Peki, nasıl oluyor da bu vakıf Nurcu olduğu hâlde, paralel çatışmaları böyle sürürken bu iş oluyor diye merak edenleriniz olursa hemen şunu söyleyeyim: Bu vakfın başındaki kişi, 31 Aralık 2013'te, Fethullah Gülen'in uygulamalarının Risale-i Nur'a tamamen aykırı olduğu ve kendisinin hiçbir şeklide Nurcu bile kabul edilemeyeceği yolunda çok sert bir açıklama yaptı. Bundan tam yedi ay sonra yani tamamen siyasi bir kararla bu protokol imzalandı ve çocuklarımızın "değerler eğitimi" denilen, aslında fevkalade değerli ve önemli olan temel etik değerleri edineceği eğitim, bütün işlevi üç beş tane dinî kitabı basıp dağıtmak olan bir vakfa teslim edildi. Ben, Sayın Bakanın şu protokolü yırtıp atmasını istiyorum, yırtıp atılacak bir protokol var burada. (CHP sıralarından alkışlar) Bunu bekliyorum Sayın Bakan.
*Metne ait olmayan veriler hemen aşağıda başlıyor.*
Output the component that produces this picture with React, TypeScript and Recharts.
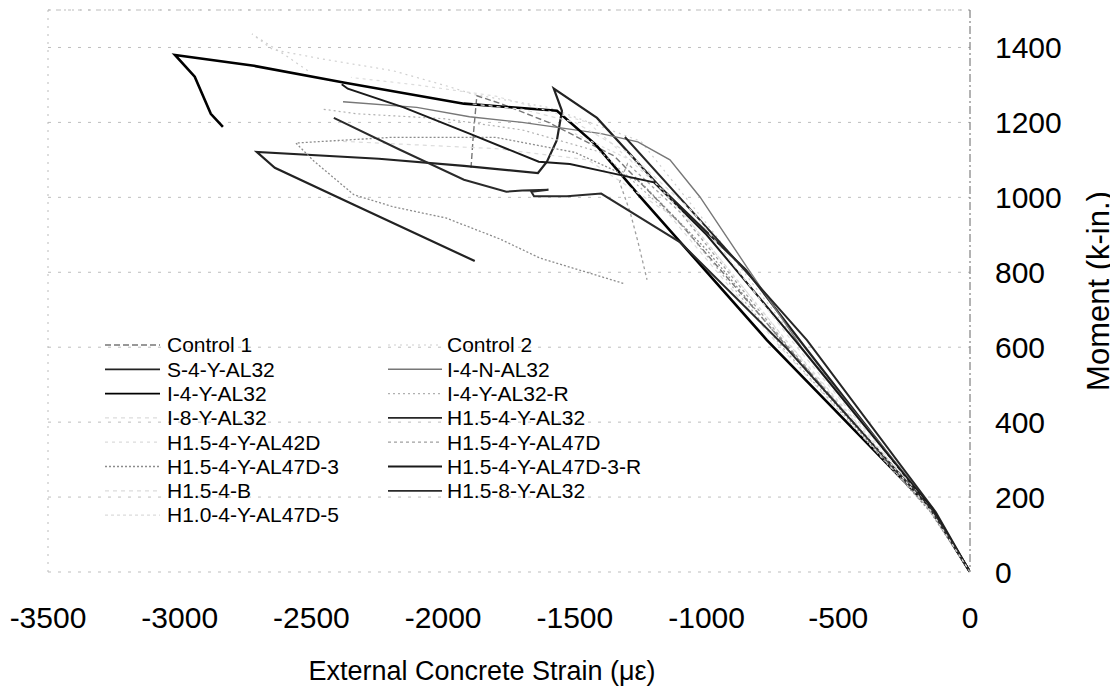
import React from 'react';
import { LineChart, Line, XAxis, YAxis, CartesianGrid, ReferenceLine, Legend, Label } from 'recharts';

type Pair = [number, number];

// strain in microstrain, moment in k-in.
const STRAIN_TICKS = [-3500, -3000, -2500, -2000, -1500, -1000, -500, 0];
const MOMENT_TICKS = [0, 200, 400, 600, 800, 1000, 1200, 1400];

const CONTROL_1: Pair[] = [
  [0, 0], [-160, 175], [-680, 590], [-1100, 930], [-1350, 1110], [-1600, 1200],
  [-1780, 1250], [-1872, 1271], [-1885, 1170], [-1895, 1071],
];
const CONTROL_2: Pair[] = [
  [0, 0], [-160, 180], [-640, 600], [-1000, 930], [-1250, 1150], [-1600, 1240],
  [-1880, 1274], [-1990, 1298], [-2191, 1338], [-2464, 1370], [-2646, 1394],
  [-2726, 1436], [-2600, 1380], [-2502, 1332],
];
const S_4_Y_AL32: Pair[] = [
  [0, 0], [-150, 170], [-626, 600], [-850, 806], [-1180, 1030], [-1416, 1212],
  [-1580, 1290], [-1549, 1231], [-1568, 1153], [-1606, 1095], [-1640, 1065],
  [-1921, 1084], [-2244, 1103], [-2707, 1121], [-2639, 1079], [-2339, 980], [-1880, 830],
];
const I_4_N_AL32: Pair[] = [
  [0, 0], [-140, 170], [-640, 600], [-847, 814], [-1025, 1001], [-1139, 1100],
  [-1261, 1148], [-1400, 1170], [-1700, 1200], [-1900, 1215], [-2100, 1240], [-2380, 1255],
];
const I_4_Y_AL32: Pair[] = [
  [0, 0], [-150, 170], [-771, 619], [-1250, 1000], [-1420, 1140], [-1568, 1231],
  [-1921, 1250], [-2373, 1306], [-2718, 1351], [-3018, 1380], [-2943, 1322],
  [-2882, 1223], [-2836, 1188],
];
const I_4_Y_AL32_R: Pair[] = [
  [0, 0], [-150, 160], [-700, 590], [-1100, 930], [-1400, 1120], [-1700, 1180],
  [-2000, 1210], [-2327, 1223], [-2464, 1236],
];
const I_8_Y_AL32: Pair[] = [
  [0, 0], [-150, 165], [-720, 600], [-1150, 960], [-1450, 1100], [-1800, 1130],
  [-2100, 1140], [-2400, 1150],
];
const H15_4_Y_AL32: Pair[] = [
  [0, 0], [-130, 160], [-619, 619], [-1000, 920], [-1310, 1161],
];
const H15_4_Y_AL42D: Pair[] = [
  [0, 0], [-150, 170], [-700, 620], [-1150, 1010], [-1450, 1200], [-1800, 1270],
  [-2100, 1300], [-2350, 1320],
];
const H15_4_Y_AL47D: Pair[] = [
  [0, 0], [-150, 165], [-700, 610], [-1100, 960], [-1300, 1090], [-1330, 1040],
  [-1290, 960], [-1260, 880], [-1226, 780],
];
const H15_4_Y_AL47D_3: Pair[] = [
  [0, 0], [-150, 160], [-650, 560], [-1000, 860], [-1250, 1040], [-1500, 1120],
  [-1800, 1160], [-2200, 1160], [-2559, 1145], [-2491, 1097], [-2339, 1007],
  [-2191, 975], [-1990, 945], [-1785, 889], [-1633, 838], [-1310, 769],
];
const H15_4_Y_AL47D_3_R: Pair[] = [
  [0, 0], [-140, 165], [-660, 615], [-1000, 900], [-1200, 1040], [-1382, 1068],
  [-1519, 1089], [-1637, 1095], [-1900, 1170], [-2150, 1240], [-2362, 1290], [-2385, 1302],
];
const H15_4_B: Pair[] = [
  [0, 0], [-150, 170], [-680, 620], [-1050, 960], [-1300, 1120], [-1500, 1200],
  [-1700, 1235], [-1900, 1250],
];
const H15_8_Y_AL32: Pair[] = [
  [0, 0], [-150, 170], [-700, 600], [-1100, 880], [-1400, 1010], [-1530, 1003],
  [-1655, 1003], [-1665, 1015], [-1600, 1020], [-1700, 1018], [-1760, 1015],
  [-1921, 1047], [-2164, 1127], [-2415, 1212],
];
const H10_4_Y_AL47D_5: Pair[] = [
  [0, 0], [-150, 165], [-690, 610], [-1080, 950], [-1260, 1090], [-1500, 1170],
];

const SERIES = [
  { name: 'Control 1', data: CONTROL_1, stroke: '#777', width: 1.4, dash: '6 3' },
  { name: 'Control 2', data: CONTROL_2, stroke: '#cfcfcf', width: 1.2, dash: '2 4' },
  { name: 'S-4-Y-AL32', data: S_4_Y_AL32, stroke: '#222', width: 2.2, dash: undefined },
  { name: 'I-4-N-AL32', data: I_4_N_AL32, stroke: '#777', width: 1.4, dash: undefined },
  { name: 'I-4-Y-AL32', data: I_4_Y_AL32, stroke: '#000', width: 2.6, dash: undefined },
  { name: 'I-4-Y-AL32-R', data: I_4_Y_AL32_R, stroke: '#b0b0b0', width: 1.2, dash: '2 3' },
  { name: 'I-8-Y-AL32', data: I_8_Y_AL32, stroke: '#dcdcdc', width: 1.2, dash: '4 4' },
  { name: 'H1.5-4-Y-AL32', data: H15_4_Y_AL32, stroke: '#262626', width: 2, dash: undefined },
  { name: 'H1.5-4-Y-AL42D', data: H15_4_Y_AL42D, stroke: '#dcdcdc', width: 1.2, dash: '3 4' },
  { name: 'H1.5-4-Y-AL47D', data: H15_4_Y_AL47D, stroke: '#a0a0a0', width: 1.3, dash: '3 3' },
  { name: 'H1.5-4-Y-AL47D-3', data: H15_4_Y_AL47D_3, stroke: '#8c8c8c', width: 1.3, dash: '2 2' },
  { name: 'H1.5-4-Y-AL47D-3-R', data: H15_4_Y_AL47D_3_R, stroke: '#1a1a1a', width: 2, dash: undefined },
  { name: 'H1.5-4-B', data: H15_4_B, stroke: '#dcdcdc', width: 1.2, dash: '4 4' },
  { name: 'H1.5-8-Y-AL32', data: H15_8_Y_AL32, stroke: '#2a2a2a', width: 2, dash: undefined },
  { name: 'H1.0-4-Y-AL47D-5', data: H10_4_Y_AL47D_5, stroke: '#dcdcdc', width: 1.2, dash: '3 3' },
];

const FONT = '"Liberation Sans", Arial, sans-serif';

const toPoints = (pairs: Pair[]) => pairs.map(([strain, moment]) => ({ strain, moment }));

// two columns, filled row by row like the original spreadsheet legend
const LEGEND_COLUMNS = [
  { lineFrom: 7, lineTo: 62, textX: 69 },
  { lineFrom: 290, lineTo: 344, textX: 349 },
];

function LegendGrid() {
  // recharts sorts its payload by name, so keep the series order ourselves
  return (
    <svg width={600} height={200} style={{ display: 'block' }}>
      {SERIES.map((s, i) => {
        const col = LEGEND_COLUMNS[i % 2];
        const y = 12 + Math.floor(i / 2) * 24.3;
        return (
          <g key={s.name}>
            <line
              x1={col.lineFrom}
              x2={col.lineTo}
              y1={y}
              y2={y}
              stroke={s.stroke}
              strokeWidth={Math.min(s.width, 1.8)}
              strokeDasharray={s.dash}
            />
            <text x={col.textX} y={y} dy="0.35em" fontSize={21} fontFamily={FONT} fill="#000">
              {s.name}
            </text>
          </g>
        );
      })}
    </svg>
  );
}

export default function App() {
  return (
    <div style={{ width: 1110, height: 688, fontFamily: FONT }}>
      <LineChart width={1110} height={688} margin={{ top: 2, right: 0, bottom: 0, left: 40 }}>
        <CartesianGrid vertical={false} stroke="#bdbdbd" strokeDasharray="3 7" />
        <XAxis
          type="number"
          dataKey="strain"
          domain={[-3500, 0]}
          ticks={STRAIN_TICKS}
          allowDataOverflow
          axisLine={false}
          tickLine={false}
          tickSize={0}
          tickMargin={35}
          height={124}
          tick={{ fill: '#000', fontSize: 30, fontFamily: FONT }}
        >
          <Label
            value="External Concrete Strain (με)"
            position="insideBottom"
            offset={16}
            dx={-27}
            fontSize={27}
            fill="#000"
            fontFamily={FONT}
          />
        </XAxis>
        <YAxis
          type="number"
          orientation="right"
          domain={[0, 1500]}
          ticks={MOMENT_TICKS}
          allowDataOverflow
          width={148}
          axisLine={{ stroke: '#666', strokeDasharray: '8 3 2 3' }}
          tickLine={false}
          tickSize={0}
          tickMargin={25}
          tick={{ fill: '#000', fontSize: 30, fontFamily: FONT }}
        >
          <Label
            value="Moment (k-in.)"
            angle={-90}
            position="center"
            dx={54}
            fontSize={31}
            fill="#000"
            fontFamily={FONT}
          />
        </YAxis>
        <ReferenceLine x={-3500} stroke="#bbb" strokeDasharray="2 6" />
        <ReferenceLine y={1500} stroke="#bbb" strokeDasharray="2 6" />
        <Legend
          content={<LegendGrid />}
          verticalAlign="middle"
          align="center"
          wrapperStyle={{ left: 90, top: 325, width: 600, height: 200 }}
        />
        {SERIES.map((s) => (
          <Line
            key={s.name}
            name={s.name}
            data={toPoints(s.data)}
            dataKey="moment"
            type="linear"
            stroke={s.stroke}
            strokeWidth={s.width}
            strokeDasharray={s.dash}
            dot={false}
            activeDot={false}
            legendType="line"
            isAnimationActive={false}
          />
        ))}
      </LineChart>
    </div>
  );
}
Gelelim, son bir ilginç olaya: 3 Şubat 2015'te okullara bir yazı gönderildi, bakınız, din kültürü ve ahlak bilgisi dersiyle ilgili. Zorunlu oldu ya AİHM kararına rağmen, iddia ediyor, ısrar ediyor ya Millî Eğitim "Bu zorunlu derstir." diye. Yazıdan bir satır okuyorum: "Hristiyanlık ve Musevilik dışındaki diğer dinlere mensup veya herhangi bir dine inanmayan öğrencilerin din kültürü ve ahlak bilgisi dersini okumaları zorunludur." Anladığınız değil mi? Yani "Hristiyan ve Musevi'ysen bu dersi almayabilirsin." diyor Bakanlık "Ama bunun dışında bir dine mensupsan ya da hiçbir dine inanmıyorsan sana ben bu dersi zorla da olsa okuturum." diyor. Bu mudur inanç özgürlüğü Sayın Bakan? Bu mudur inanç özgürlüğü? (CHP sıralarından alkışlar) Bu, kabul edilebilecek bir şey değildir. İşte baskının daniskası budur. Bu, bir baskıdır. Bunun da altından kalkmanız kolay olmayacaktır.

Gelelim en hayalî projenize: En hayalî ve en siyasi proje olan ve 2011 seçimlerinden bir ay önce hayata geçirilen FATİH Projesi çökmüştür Sayın Bakan, hem de öyle bir çökmüştür ki o projenin siz de altında kaldınız. Proje yolsuzluklara bulanmıştır. Size kaç tane soru önergesi verdim.

(Mikrofon otomatik cihaz tarafından kapatıldı)

FATMA NUR SERTER (Devamla) - Soru önergeme cevap vermediniz ama soru önergesinde adı geçen şirket bana 100 bin liralık tazminat davası açtı ve o şirket beni telefonla tehdit etti. Bu konuda, size ileride bir dosya takdim edeceğim.